In 2010, PCA anticipates a 2.4% increase in consumption compared with severely depressed 2009 levels. A 6.7% gain is predicted for 2011, followed by an 8.4% increase in 2012. An 18.8% jump is projected for 2013 when highway and street cement consumption comes back on track.

“Delays in an extension of SAFETEA-LU reduced highway cement consumption by 1 million metric tons in 2010,” Edward Sullivan, PCA’s chief economist, said. “Lacking a new highway bill until 2013, highway cement consumption will be based on inflation-eroded SAFETEA-LU extensions, declining ARRA [America Recovery and Reinvestment Act] stimulus and extremely weak state fiscal conditions.”

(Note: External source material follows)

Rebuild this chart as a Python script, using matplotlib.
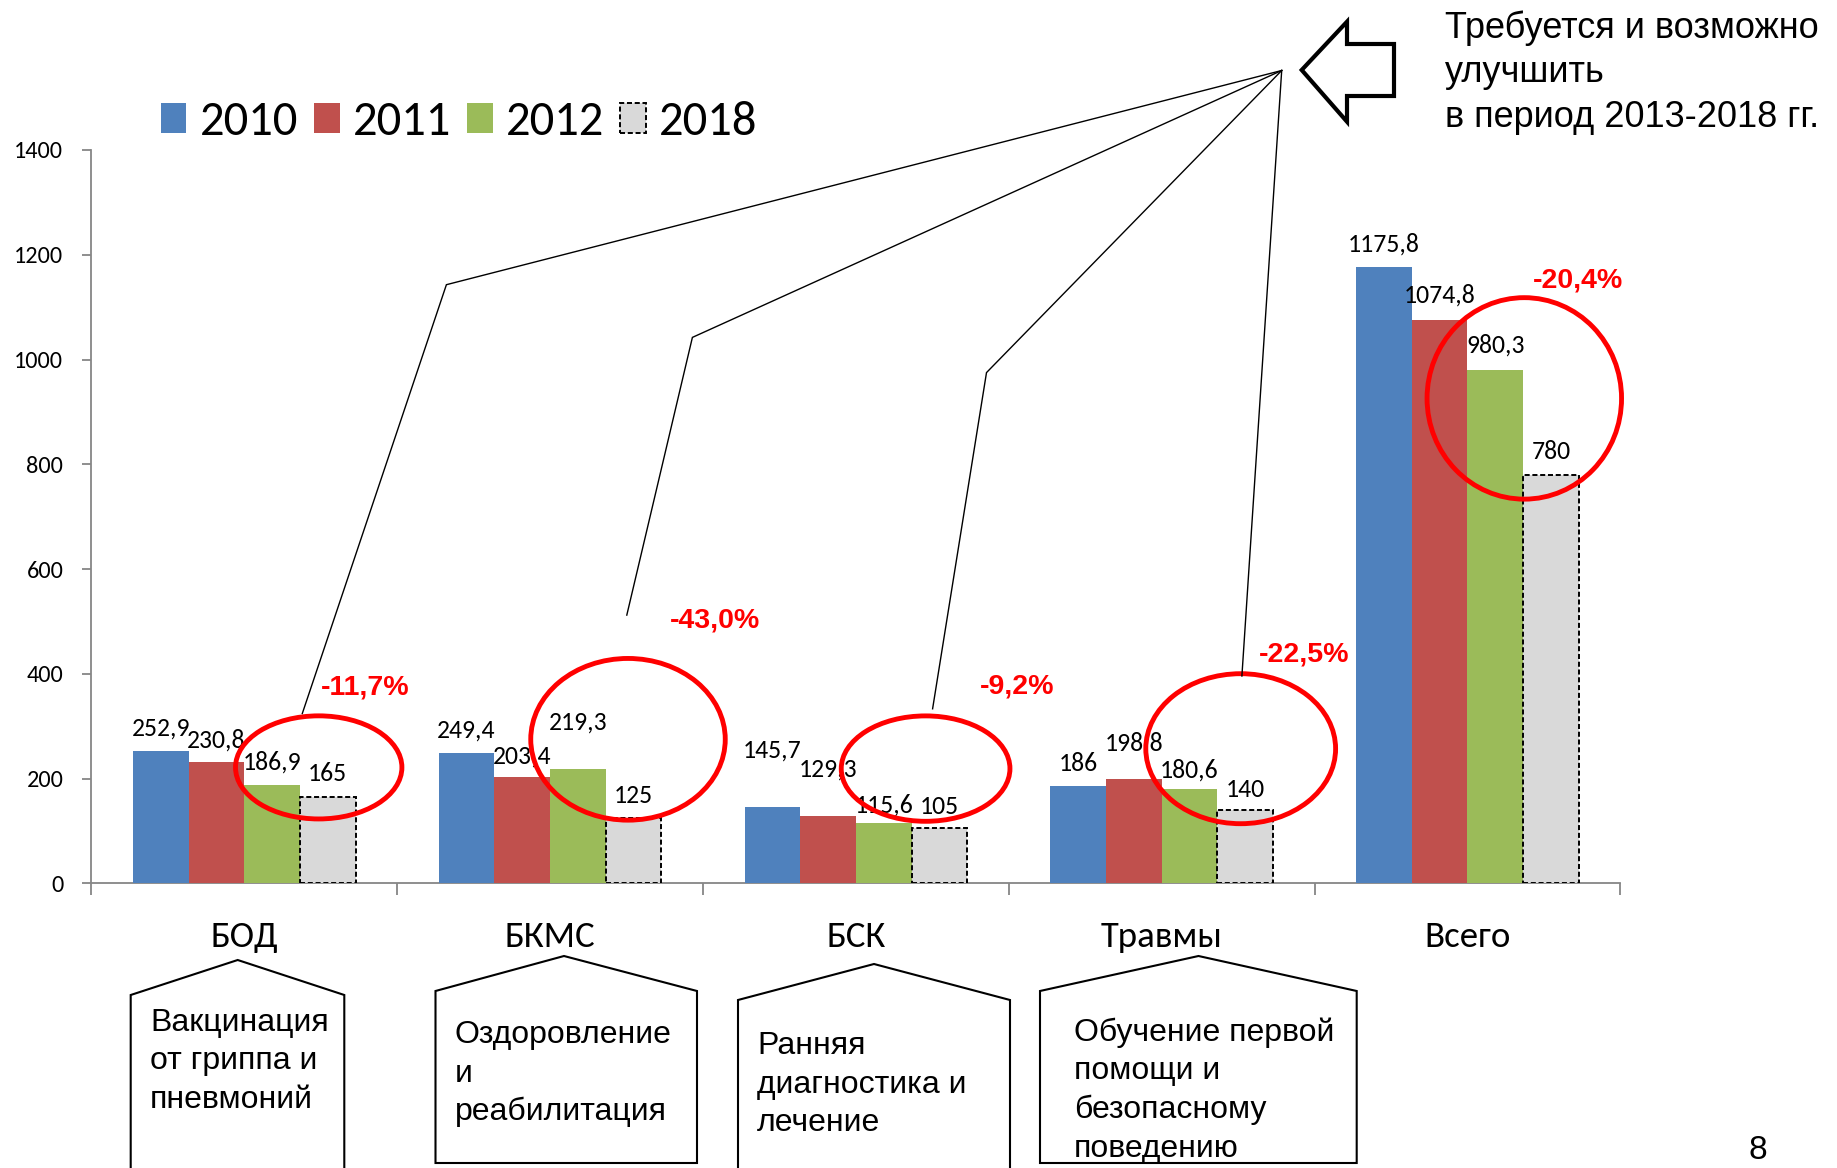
import matplotlib
matplotlib.use('Agg')
import matplotlib.pyplot as plt
from matplotlib import font_manager
from matplotlib.patches import Ellipse, Polygon
import numpy as np

# ---------------- data ----------------
categories = ['БОД', 'БКМС', 'БСК', 'Травмы', 'Всего']
years = ['2010', '2011', '2012', '2018']
v2010 = [252.9, 249.4, 145.7, 186, 1175.8]
v2011 = [230.8, 203.4, 129.3, 198.8, 1074.8]
v2012 = [186.9, 219.3, 115.6, 180.6, 980.3]
v2018 = [165, 125, 105, 140, 780]
changes = ['-11,7%', '-43,0%', '-9,2%', '-22,5%', '-20,4%']
yticks = [0, 200, 400, 600, 800, 1000, 1200, 1400]
measures = [
    ['Вакцинация', 'от гриппа и', 'пневмоний'],
    ['Оздоровление', 'и', 'реабилитация'],
    ['Ранняя', 'диагностика и', 'лечение'],
    ['Обучение первой', 'помощи и', 'безопасному', 'поведению'],
]
callout = ['Требуется и возможно', 'улучшить', 'в период 2013-2018 гг.']
page_number = '8'

# ---------------- styles / layout ----------------
W, H = 1837, 1168
colors = ['#4F81BD', '#C0504D', '#9BBB59', '#D9D9D9']
gray = '#868686'
# vertical offsets of data labels above bar tops (pixels), per series
label_offsets = [
    [23, 23, 57, 22, 23],
    [22, 21, 47, 36, 25],
    [23, 46, 18, 19, 25],
    [23, 22, 22, 21, 23],
]

avail = {f.name for f in font_manager.fontManager.ttflist}
calib = [f for f in ['Carlito', 'Lato', 'Open Sans'] if f in avail] + ['DejaVu Sans']
arial = [f for f in ['Liberation Sans', 'Arial'] if f in avail] + ['DejaVu Sans']


def fmt(v):
    if float(v).is_integer():
        return str(int(v))
    return f'{v:.1f}'.replace('.', ',')


fig = plt.figure(figsize=(W / 100, H / 100), dpi=100)
fig.patch.set_facecolor('white')

ax_l, ax_r, ax_t, ax_b = 91.4, 1620.3, 150.0, 883.4
ax = fig.add_axes([ax_l / W, 1 - ax_b / H, (ax_r - ax_l) / W, (ax_b - ax_t) / H])

x = np.arange(len(categories))
w = 0.182
series = [v2010, v2011, v2012, v2018]
for i, (vals, col, yr) in enumerate(zip(series, colors, years)):
    pos = x + (i - 1.5) * w
    if yr == '2018':
        bars = ax.bar(pos, vals, w, color=col, edgecolor='black', linewidth=1.4,
                      linestyle=(0, (2.6, 1.4)), label=yr, zorder=3)
    else:
        bars = ax.bar(pos, vals, w, color=col, linewidth=0, label=yr, zorder=3)
    for b, v, off in zip(bars, vals, label_offsets[i]):
        ax.annotate(fmt(v), (b.get_x() + b.get_width() / 2, v), xytext=(0, off * 0.72),
                    textcoords='offset points', ha='center', va='center',
                    fontsize=18.5, family=calib, zorder=4)

ax.set_xlim(-0.5, len(categories) - 0.5)
ax.set_ylim(0, 1400)
ax.set_yticks(yticks)
ax.set_yticklabels([str(t) for t in yticks], family=calib, fontsize=17.5)
ax.set_xticks(x)
ax.set_xticklabels(categories, family=calib, fontsize=26.5)
ax.set_xticks(np.arange(-0.5, len(categories), 1), minor=True)
ax.tick_params(axis='x', which='major', length=0, pad=27)
ax.tick_params(axis='x', which='minor', length=8.5, color=gray, width=1.3, direction='out')
ax.tick_params(axis='y', length=6.5, color=gray, width=1.3, pad=13.7)
for s in ['top', 'right']:
    ax.spines[s].set_visible(False)
for s in ['left', 'bottom']:
    ax.spines[s].set_color(gray)
    ax.spines[s].set_linewidth(1.3)

ax.legend(loc='center left', bbox_to_anchor=(160.5 / W, 1 - 121.8 / H),
          bbox_transform=fig.transFigure, ncol=4, frameon=False,
          prop={'family': calib, 'size': 35}, handlelength=0.53, handleheight=0.58,
          handletextpad=0.27, columnspacing=0.33, borderpad=0, borderaxespad=0)

# ---------------- overlay (pixel coordinates) ----------------
ov = fig.add_axes([0, 0, 1, 1])
ov.set_xlim(0, W)
ov.set_ylim(H, 0)
ov.axis('off')

apex = (1281.7, 70.5)
leader_paths = [
    [(446.4, 284.7), (302.3, 713.5)],
    [(692.4, 337.4), (626.8, 615.1)],
    [(986.5, 372.6), (932.6, 708.8)],
    [(1241.9, 676.0)],
]
for p in leader_paths:
    pts = [apex] + p
    ov.plot([q[0] for q in pts], [q[1] for q in pts], color='black', lw=1.0,
            solid_joinstyle='miter')

ellipses = [
    ((318.7, 767.4), 166.4, 103.1),
    ((628.0, 739.3), 194.5, 161.7),
    ((925.6, 768.6), 168.7, 105.4),
    ((1240.7, 748.7), 189.8, 150.0),
    ((1524.3, 398.4), 194.5, 201.5),
]
for c, ew, eh in ellipses:
    ov.add_patch(Ellipse(c, ew, eh, fill=False, edgecolor='#FF0000', lw=3.5))

change_pos = [(365.5, 687.7), (714.7, 621.0), (1017.0, 686.6), (1304.0, 655.0), (1578.0, 281.0)]
for txt, (px, py) in zip(changes, change_pos):
    ov.text(px, py, txt, color='#FF0000', fontsize=20.5, fontweight='bold',
            family=arial, ha='center', va='center')

# block arrow
arrow = [(1301.7, 70.0), (1347, 21.7), (1347, 44), (1394, 44), (1394, 96),
         (1347, 96), (1347, 121.7)]
ov.add_patch(Polygon(arrow, closed=True, facecolor='white', edgecolor='black',
                     lw=3.0, joinstyle='miter'))

for i, line in enumerate(callout):
    ov.text(1444.6, 38 + i * 44.5, line, fontsize=26, family=arial,
            ha='left', va='baseline')

# house-shaped boxes
boxes = [
    [(130.7, 1180), (130.7, 995), (237.7, 960), (344.3, 995), (344.3, 1180)],
    [(435.5, 1163), (435.5, 991), (564, 956), (697, 991), (697, 1163)],
    [(738, 1180), (738, 1000), (874, 964), (1010, 1000), (1010, 1180)],
    [(1040, 1163), (1040, 991), (1198.5, 956), (1356.7, 991), (1356.7, 1163)],
]
for b in boxes:
    ov.add_patch(Polygon(b, closed=True, facecolor='white', edgecolor='black', lw=1.5))

text_anchor = [(150, 1031), (454.6, 1043), (757, 1054), (1074, 1041)]
pitch = 38.5
for lines, (tx, ty) in zip(measures, text_anchor):
    for j, ln in enumerate(lines):
        ov.text(tx, ty + j * pitch, ln, fontsize=23, family=arial,
                ha='left', va='baseline')

ov.text(1758, 1166, page_number, fontsize=24, family=arial, ha='center', va='bottom')

fig.savefig('out.png', dpi=100, facecolor='white')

Spending from the stimulus package will increase in 2010 as composition of the projects shifts away from resurfacing to more cement-intensive projects like road widening and bridge work—consuming 4.1 million metric tons, followed by 2.8 million metric tons in 2011. Because of the large deficits many are facing, state spending is expected to decline during the same period as states channel funds to higher priority areas.

Although nonresidential sectors like oil and farm construction will contribute to the modest 2010 cement consumption increase, consumption in the field of commercial building will decline 23.3%. The residential sector is projected to remain nearly unchanged from 2009 levels, but is expected to grow 12.1% in 2011 as foreclosures flatten and job creation increases.

“The turning point for cement consumption will most likely occur in 2013,” Sullivan said. “Then we will have a new highway bill in fiscal 2013, supplemented by the recovery in state fiscal conditions. At the same time, nonresidential and residential building should be on a solid upswing.”